GIVEN PROBLEM >> Word for word, give the material below again, minus any images.

SUPPLIED MATERIAL >>

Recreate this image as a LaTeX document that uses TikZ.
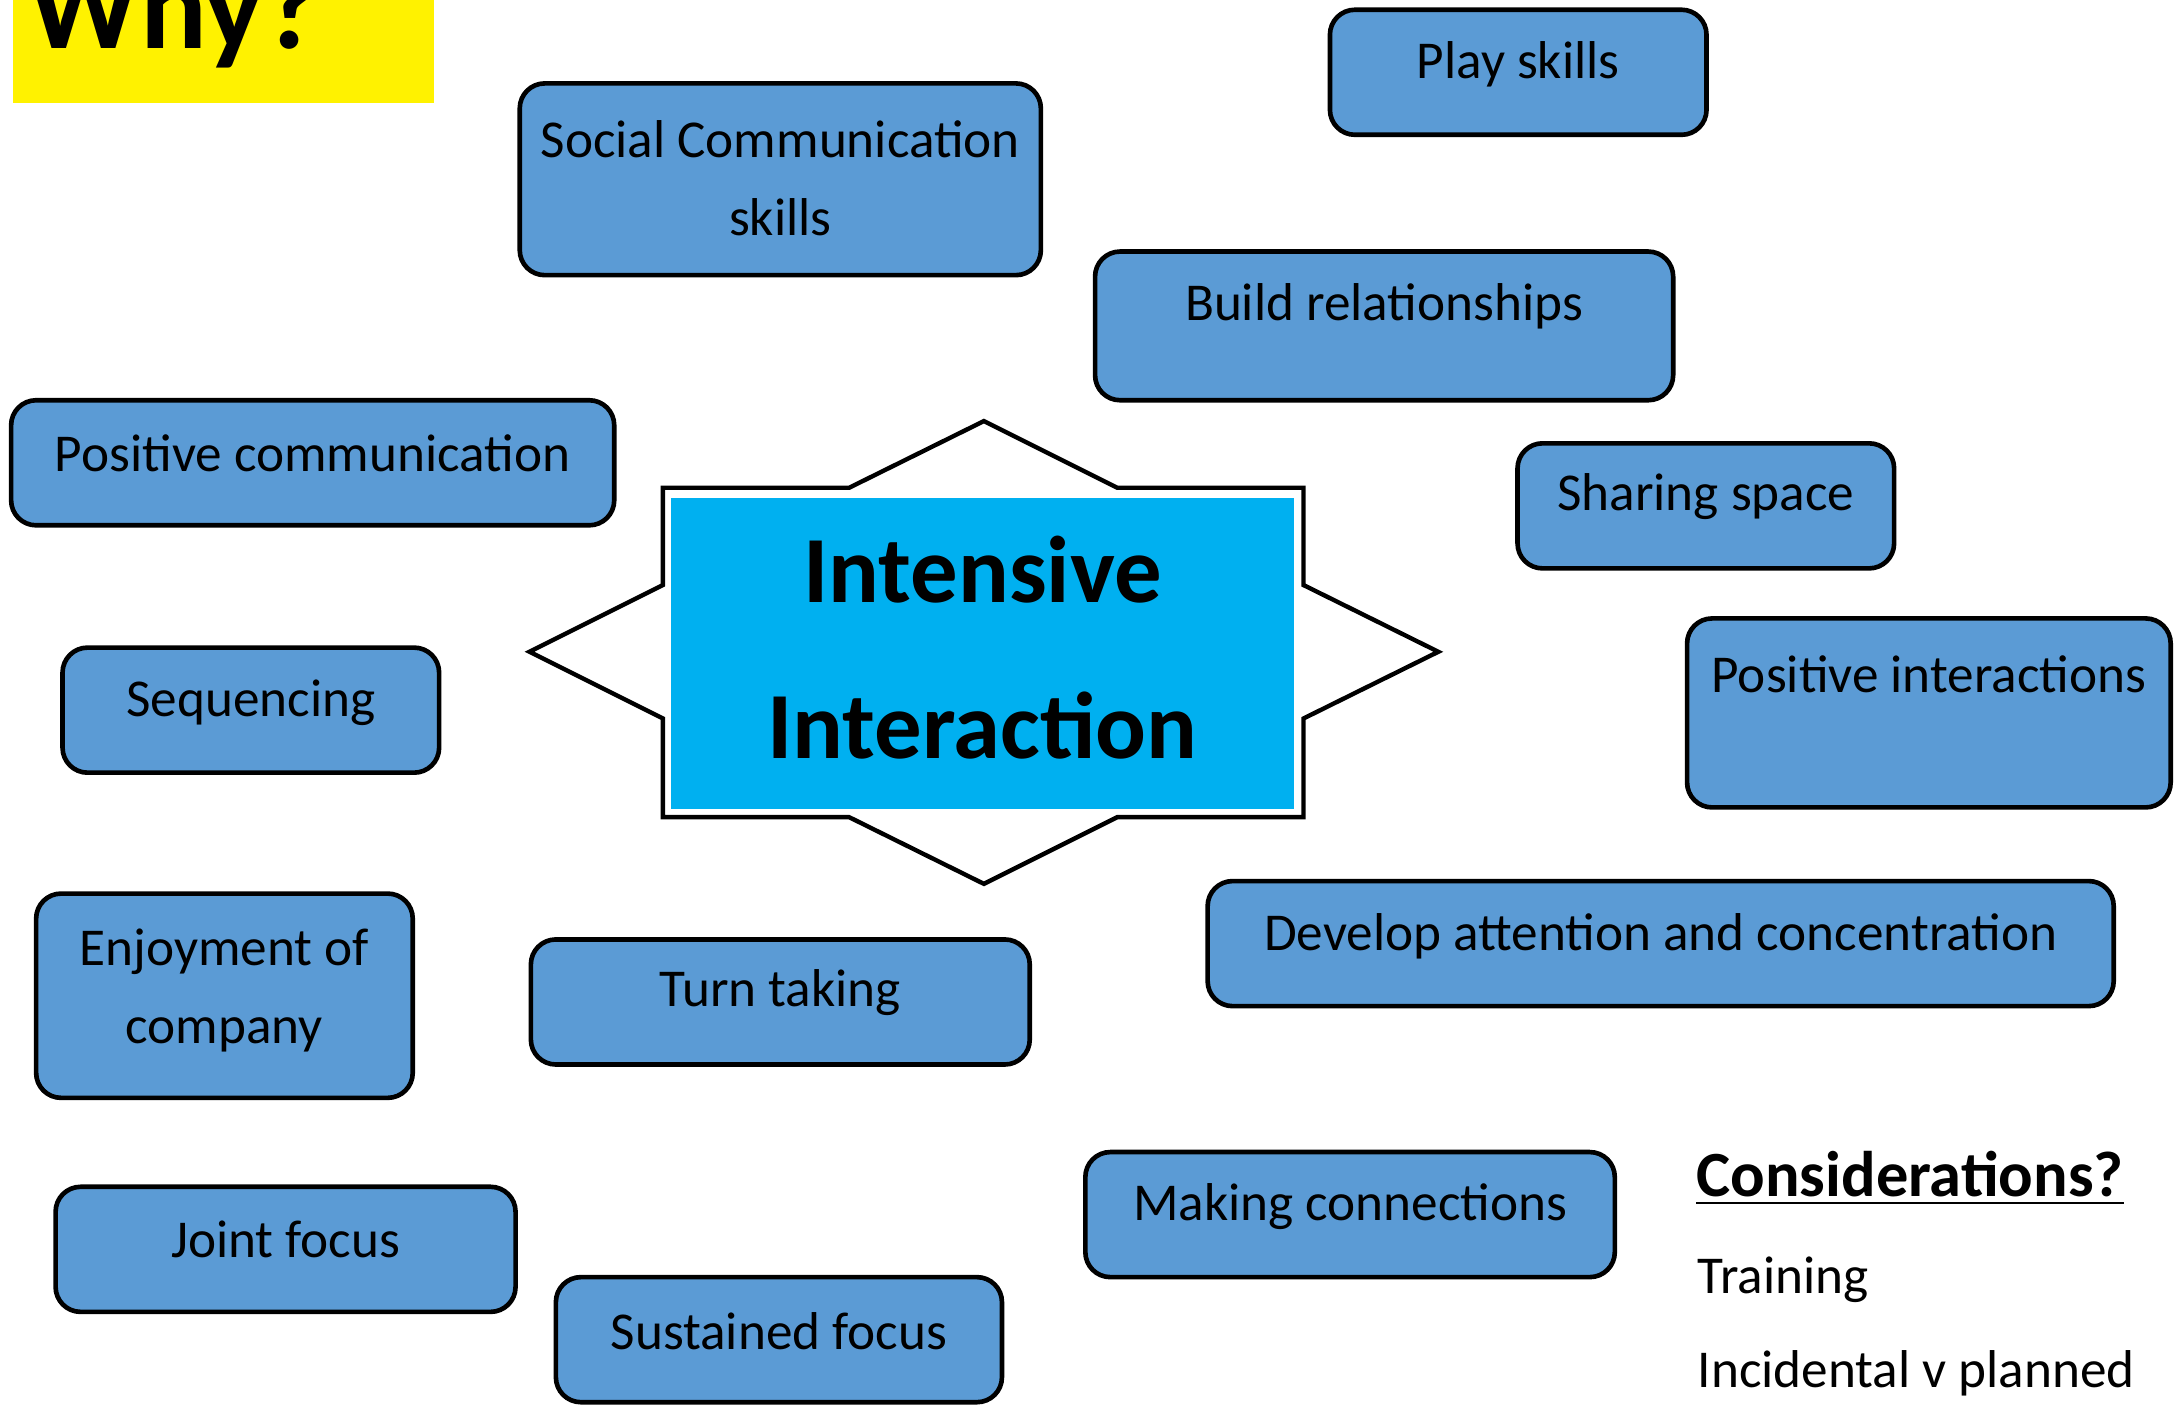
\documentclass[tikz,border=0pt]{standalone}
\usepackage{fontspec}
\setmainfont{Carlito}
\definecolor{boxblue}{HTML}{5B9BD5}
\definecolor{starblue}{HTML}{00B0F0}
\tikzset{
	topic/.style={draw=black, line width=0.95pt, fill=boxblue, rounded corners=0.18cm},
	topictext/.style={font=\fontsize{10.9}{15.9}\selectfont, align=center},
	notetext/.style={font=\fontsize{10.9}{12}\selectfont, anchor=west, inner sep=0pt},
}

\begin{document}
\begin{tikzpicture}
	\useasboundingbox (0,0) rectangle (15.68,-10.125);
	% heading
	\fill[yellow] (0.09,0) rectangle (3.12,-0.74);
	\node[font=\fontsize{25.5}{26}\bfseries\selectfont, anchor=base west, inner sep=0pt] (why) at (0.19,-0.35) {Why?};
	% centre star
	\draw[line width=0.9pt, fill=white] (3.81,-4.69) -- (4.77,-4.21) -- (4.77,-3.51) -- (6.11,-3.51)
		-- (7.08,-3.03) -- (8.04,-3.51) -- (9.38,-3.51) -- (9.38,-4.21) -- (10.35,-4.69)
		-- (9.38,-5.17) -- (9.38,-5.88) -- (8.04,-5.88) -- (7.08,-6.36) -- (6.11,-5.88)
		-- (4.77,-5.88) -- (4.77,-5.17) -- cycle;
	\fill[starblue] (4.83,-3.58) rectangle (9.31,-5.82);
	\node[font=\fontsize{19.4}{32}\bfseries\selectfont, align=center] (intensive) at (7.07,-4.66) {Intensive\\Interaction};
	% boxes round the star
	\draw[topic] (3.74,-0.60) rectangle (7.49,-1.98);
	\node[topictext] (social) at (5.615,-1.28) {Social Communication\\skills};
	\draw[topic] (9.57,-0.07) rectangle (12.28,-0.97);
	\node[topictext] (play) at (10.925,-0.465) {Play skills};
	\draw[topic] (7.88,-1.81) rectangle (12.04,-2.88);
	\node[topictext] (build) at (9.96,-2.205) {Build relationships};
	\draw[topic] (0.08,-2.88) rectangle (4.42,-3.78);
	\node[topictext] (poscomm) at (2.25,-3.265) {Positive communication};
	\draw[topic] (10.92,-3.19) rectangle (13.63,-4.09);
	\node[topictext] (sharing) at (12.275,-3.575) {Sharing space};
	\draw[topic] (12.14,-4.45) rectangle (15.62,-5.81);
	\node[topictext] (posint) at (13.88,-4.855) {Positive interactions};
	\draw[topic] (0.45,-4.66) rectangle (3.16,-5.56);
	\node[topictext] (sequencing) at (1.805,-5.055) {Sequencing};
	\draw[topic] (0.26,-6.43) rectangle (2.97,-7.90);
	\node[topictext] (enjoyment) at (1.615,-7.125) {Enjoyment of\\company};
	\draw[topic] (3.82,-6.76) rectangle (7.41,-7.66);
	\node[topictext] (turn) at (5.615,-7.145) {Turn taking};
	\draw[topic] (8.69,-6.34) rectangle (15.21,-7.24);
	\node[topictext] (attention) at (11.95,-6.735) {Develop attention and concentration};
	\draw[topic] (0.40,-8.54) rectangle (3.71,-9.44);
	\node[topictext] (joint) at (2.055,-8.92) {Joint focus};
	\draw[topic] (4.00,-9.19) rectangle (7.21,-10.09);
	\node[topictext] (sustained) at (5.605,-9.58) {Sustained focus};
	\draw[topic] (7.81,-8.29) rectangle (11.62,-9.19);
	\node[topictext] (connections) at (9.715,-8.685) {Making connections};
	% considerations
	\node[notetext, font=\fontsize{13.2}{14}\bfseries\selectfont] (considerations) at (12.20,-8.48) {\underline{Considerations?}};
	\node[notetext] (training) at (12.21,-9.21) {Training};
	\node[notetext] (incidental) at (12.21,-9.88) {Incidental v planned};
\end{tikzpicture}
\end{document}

REPLY >>
Recreate this image as a LaTeX document that uses TikZ.
\documentclass[tikz,border=0pt]{standalone}
\usepackage{fontspec}
\setmainfont{Carlito}
\definecolor{boxblue}{HTML}{5B9BD5}
\definecolor{starblue}{HTML}{00B0F0}
\tikzset{
	topic/.style={draw=black, line width=0.95pt, fill=boxblue, rounded corners=0.18cm},
	topictext/.style={font=\fontsize{10.9}{15.9}\selectfont, align=center},
	notetext/.style={font=\fontsize{10.9}{12}\selectfont, anchor=west, inner sep=0pt},
}

\begin{document}
\begin{tikzpicture}
	\useasboundingbox (0,0) rectangle (15.68,-10.125);
	% heading
	\fill[yellow] (0.09,0) rectangle (3.12,-0.74);
	\node[font=\fontsize{25.5}{26}\bfseries\selectfont, anchor=base west, inner sep=0pt] (why) at (0.19,-0.35) {Why?};
	% centre star
	\draw[line width=0.9pt, fill=white] (3.81,-4.69) -- (4.77,-4.21) -- (4.77,-3.51) -- (6.11,-3.51)
		-- (7.08,-3.03) -- (8.04,-3.51) -- (9.38,-3.51) -- (9.38,-4.21) -- (10.35,-4.69)
		-- (9.38,-5.17) -- (9.38,-5.88) -- (8.04,-5.88) -- (7.08,-6.36) -- (6.11,-5.88)
		-- (4.77,-5.88) -- (4.77,-5.17) -- cycle;
	\fill[starblue] (4.83,-3.58) rectangle (9.31,-5.82);
	\node[font=\fontsize{19.4}{32}\bfseries\selectfont, align=center] (intensive) at (7.07,-4.66) {Intensive\\Interaction};
	% boxes round the star
	\draw[topic] (3.74,-0.60) rectangle (7.49,-1.98);
	\node[topictext] (social) at (5.615,-1.28) {Social Communication\\skills};
	\draw[topic] (9.57,-0.07) rectangle (12.28,-0.97);
	\node[topictext] (play) at (10.925,-0.465) {Play skills};
	\draw[topic] (7.88,-1.81) rectangle (12.04,-2.88);
	\node[topictext] (build) at (9.96,-2.205) {Build relationships};
	\draw[topic] (0.08,-2.88) rectangle (4.42,-3.78);
	\node[topictext] (poscomm) at (2.25,-3.265) {Positive communication};
	\draw[topic] (10.92,-3.19) rectangle (13.63,-4.09);
	\node[topictext] (sharing) at (12.275,-3.575) {Sharing space};
	\draw[topic] (12.14,-4.45) rectangle (15.62,-5.81);
	\node[topictext] (posint) at (13.88,-4.855) {Positive interactions};
	\draw[topic] (0.45,-4.66) rectangle (3.16,-5.56);
	\node[topictext] (sequencing) at (1.805,-5.055) {Sequencing};
	\draw[topic] (0.26,-6.43) rectangle (2.97,-7.90);
	\node[topictext] (enjoyment) at (1.615,-7.125) {Enjoyment of\\company};
	\draw[topic] (3.82,-6.76) rectangle (7.41,-7.66);
	\node[topictext] (turn) at (5.615,-7.145) {Turn taking};
	\draw[topic] (8.69,-6.34) rectangle (15.21,-7.24);
	\node[topictext] (attention) at (11.95,-6.735) {Develop attention and concentration};
	\draw[topic] (0.40,-8.54) rectangle (3.71,-9.44);
	\node[topictext] (joint) at (2.055,-8.92) {Joint focus};
	\draw[topic] (4.00,-9.19) rectangle (7.21,-10.09);
	\node[topictext] (sustained) at (5.605,-9.58) {Sustained focus};
	\draw[topic] (7.81,-8.29) rectangle (11.62,-9.19);
	\node[topictext] (connections) at (9.715,-8.685) {Making connections};
	% considerations
	\node[notetext, font=\fontsize{13.2}{14}\bfseries\selectfont] (considerations) at (12.20,-8.48) {\underline{Considerations?}};
	\node[notetext] (training) at (12.21,-9.21) {Training};
	\node[notetext] (incidental) at (12.21,-9.88) {Incidental v planned};
\end{tikzpicture}
\end{document}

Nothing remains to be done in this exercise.